Exchange trading of corporate bonds must wait

Entrepreneurs seeking structural change in the corporate bond market should focus first on creating alternatives to corporate bond mutual funds.

I first learned of a supposed, Dodd-Frank-induced liquidity problem in the corporate bond market about two years ago. A friend from an inter-dealer-brokerage firm who knew of my prior work to bring an exchange to the U.S. Treasury market called to encourage me to train my sights on corporate bonds. I was skeptical, not least because one of my customers dealt in corporate bonds and seemed to have a good business doing so, but decided to at least follow the market more closely.

Since, Tabb Group and a number of other analysts and market observers have written about the need for alternative execution venues for corporate bonds. They report that because of Dodd-Frank and other regulatory initiatives, dealers have become less willing to commit capital to the corporate bond market. Several of the electronic routing venues do decent volume in odd lots, but according to these reports, the so-called buy side is frustrated and wants someone to come forward with a more general solution. Accounts of what the buy side supposedly wants vary from a peer-to-peer market to a full-fledged exchange.

This clamor for new corporate-bond-trading systems arises at an unusual time. The primary market is strong and has been for several years. Companies are taking advantage of low interest rates to issue bonds in large volumes. Logically, a healthy secondary market should ensue, and dealers should be more than willing to support their syndicate operations with capital for secondary trading. Issuers once expected such support from their underwriters.

If the reports of meager capital commitments from dealers are indeed accurate, promoters of new venues should be wary, not encouraged. Dealers are money-motivated. If their capital allocations to corporate bonds are falling relative to their allocations to other endeavors, one possibility is that something other than regulation may be too blame. While I loathe government regulation as much or more than anyone, other markets may simply be more attractive to these dealers than the corporate market is at present.

Dealers are reluctant to let any customer trades flow elsewhere. The risk is too great that new venues will expand into new markets. All dealers of any substance attempt to estimate what share of a customer’s total available business they receive. As a tactical matter, dealers will even lose money to win greater shares of such business. So I put little stock in the notion that dealers are ready to concede anything in the corporate bond market.
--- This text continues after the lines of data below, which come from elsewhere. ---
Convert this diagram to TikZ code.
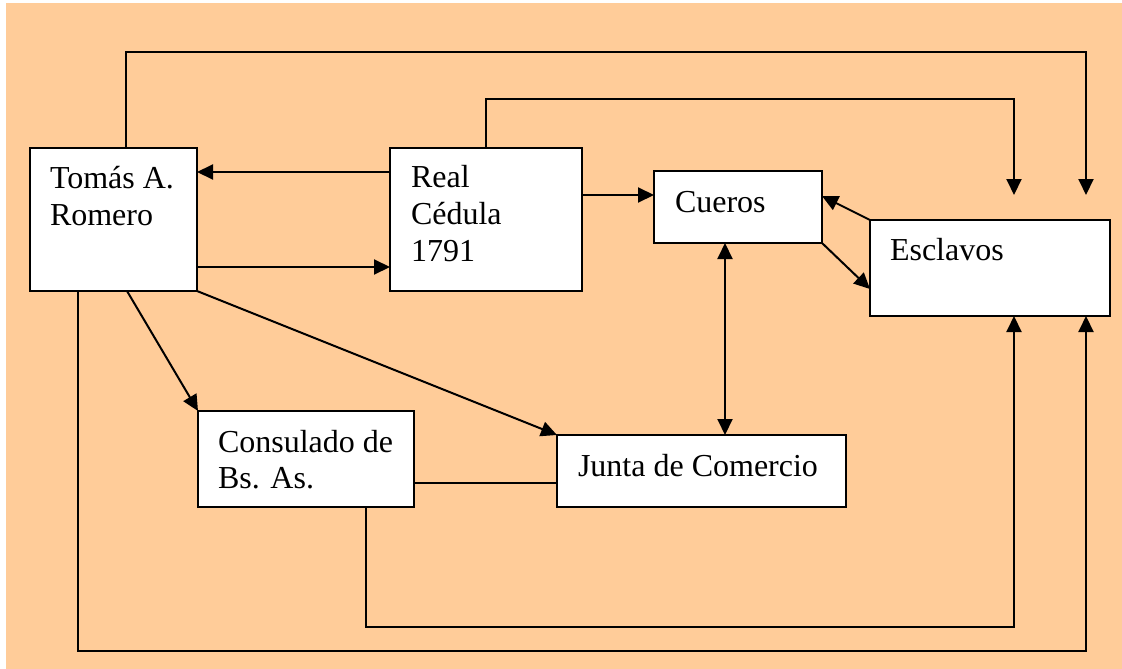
\documentclass[tikz,border=0pt]{standalone}
\usepackage{fontspec}
\setmainfont{Liberation Serif}
\usetikzlibrary{arrows.meta}
\definecolor{peach}{HTML}{FFCC99}
\begin{document}
\begin{tikzpicture}[x=1pt,y=-1pt,
  box/.style={draw=black,fill=white,line width=2pt,rectangle,inner sep=0pt,outer sep=0pt},
  txt/.style={inner sep=0pt,outer sep=0pt,anchor=base west,align=left,font=\fontsize{32}{37}\selectfont},
  conn/.style={line width=2pt,draw=black},
  arr/.style={conn,-{Triangle[length=16pt,width=15pt]}},
  darr/.style={conn,{Triangle[length=16pt,width=15pt]}-{Triangle[length=16pt,width=15pt]}}]
\useasboundingbox (0,0) rectangle (1122,669);
\fill[white] (0,0) rectangle (1122,669);
\fill[peach] (6,3) rectangle (1122,669);
% boxes
\node[box,minimum width=167pt,minimum height=143pt] (tomas) at (113.5,219.5) {};
\node[box,minimum width=192pt,minimum height=143pt] (real) at (486,219.5) {};
\node[box,minimum width=168pt,minimum height=72pt] (cueros) at (738,207) {};
\node[box,minimum width=240pt,minimum height=96pt] (esclavos) at (990,268) {};
\node[box,minimum width=216pt,minimum height=96pt] (consulado) at (306,459) {};
\node[box,minimum width=289pt,minimum height=72pt] (junta) at (701.5,471) {};
% texts
\node[txt] (tomasA) at (50,188) {Tomás A.};
\node[txt] (tomasB) at (50,225) {Romero};
\node[txt] (realA) at (411,187) {Real};
\node[txt] (realB) at (411,224) {Cédula};
\node[txt] (realC) at (411,261) {1791};
\node[txt] (cuerosT) at (675,212) {Cueros};
\node[txt] (esclavosT) at (890,260) {Esclavos};
\node[txt] (consA) at (218,452) {Consulado de};
\node[txt] (consB) at (218,488) {Bs. As.};
\node[txt] (juntaT) at (578,476) {Junta de Comercio};
% free ends
\coordinate (topA) at (1086,195);
\coordinate (topB) at (1014,195);
% connectors
\draw[arr] (real.west |- 0,172) -- (tomas.east |- 0,172);
\draw[arr] (tomas.east |- 0,267) -- (real.west |- 0,267);
\draw[arr] (real.east |- 0,195) -- (cueros.west |- 0,195);
\draw[arr] (esclavos.north west) -- (cueros.east |- 0,196);
\draw[arr] (cueros.south east) -- (esclavos.west |- 0,289);
\draw[darr] (725,0 |- cueros.south) -- (725,0 |- junta.north);
\draw[arr] (127,0 |- tomas.south) -- (consulado.north west);
\draw[arr] (tomas.south east) -- (junta.north west);
\draw[conn] (consulado.east |- 0,483) -- (junta.west |- 0,483);
\draw[arr] (126,0 |- tomas.north) |- (1086,52) -- (topA);
\draw[arr] (486,0 |- real.north) |- (1014,99) -- (topB);
\draw[arr] (366,0 |- consulado.south) |- (1014,627) -- (1014,0 |- esclavos.south);
\draw[arr] (78,0 |- tomas.south) |- (1086,651) -- (1086,0 |- esclavos.south);
\end{tikzpicture}
\end{document}
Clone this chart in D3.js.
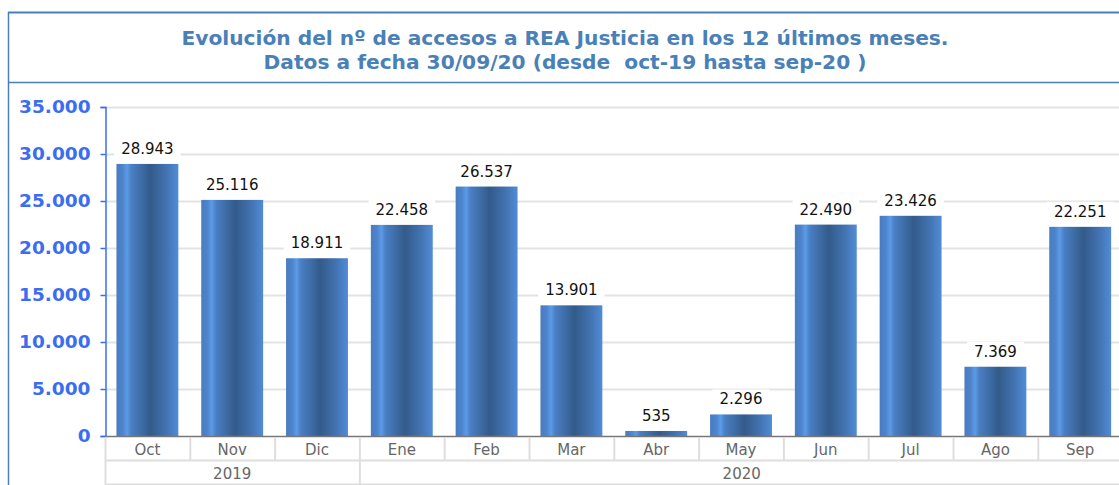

But let us consider the customer side of the ledger. Are large asset managers so frustrated with dealer commitments to corporate bonds that they would lead a stampede to alternative venues?

I doubt it. Large asset managers are beholden to large dealers. Almost twenty years into the Internet revolution, I have yet to see one of these large asset management firms step out of line and challenge the prevailing market structure. I have heard several of them say, “Yes, we would love an alternative and would use it.” But when push comes to shove, timidity prevails. The market is littered with the bones of entrepreneurial ventures that relied on promises of large asset managers. Venture capital firms have invested and lost hundreds of millions of dollars on failed corporate bond platforms. Even the largest custody bank that accounts for almost a third of institutional assets has tried and failed to win support for a credible, functional, well-capitalized, alternative platform for corporate bond trading. When time came for its customers to put up, they shut up.

All markets evolve. The corporate bond market has yet to reach a final state where no further change is desirable or feasible. But large asset managers who are supposedly unhappy with their dealers will not supply the motive force for a new market structure. In fact, these asset managers are the problem, and entrepreneurs should focus their efforts on providing alternatives to them, not to dealers.

Outside of a handful of names for a brief period of time after issuance, corporate bonds are not (yet) suitable for exchange trading. They trade over the counter because they should trade over the counter. They lack the price continuity that is a prerequisite for exchange trading. If it is ever to develop, this continuity must develop naturally. It cannot be forced or fomented by the sudden appearance of an exchange.

The juiciest targets for entrepreneurial efforts in the corporate bond market are not the dealers, who actually provide a useful economic function, but the large asset managers, who for the most part do not. The most vulnerable among these are the investment companies operating as corporate bond mutual funds. These funds are demonstrably among the most inefficient investment vehicles ever devised.

Bringing forward alternatives that will spare consumers and companies the inefficiencies of corporate bond funds will lead in due course to a better secondary market for corporate bonds. Reliance on complaints from large asset managers about the quotes they receive from their dealers is a fool’s errand.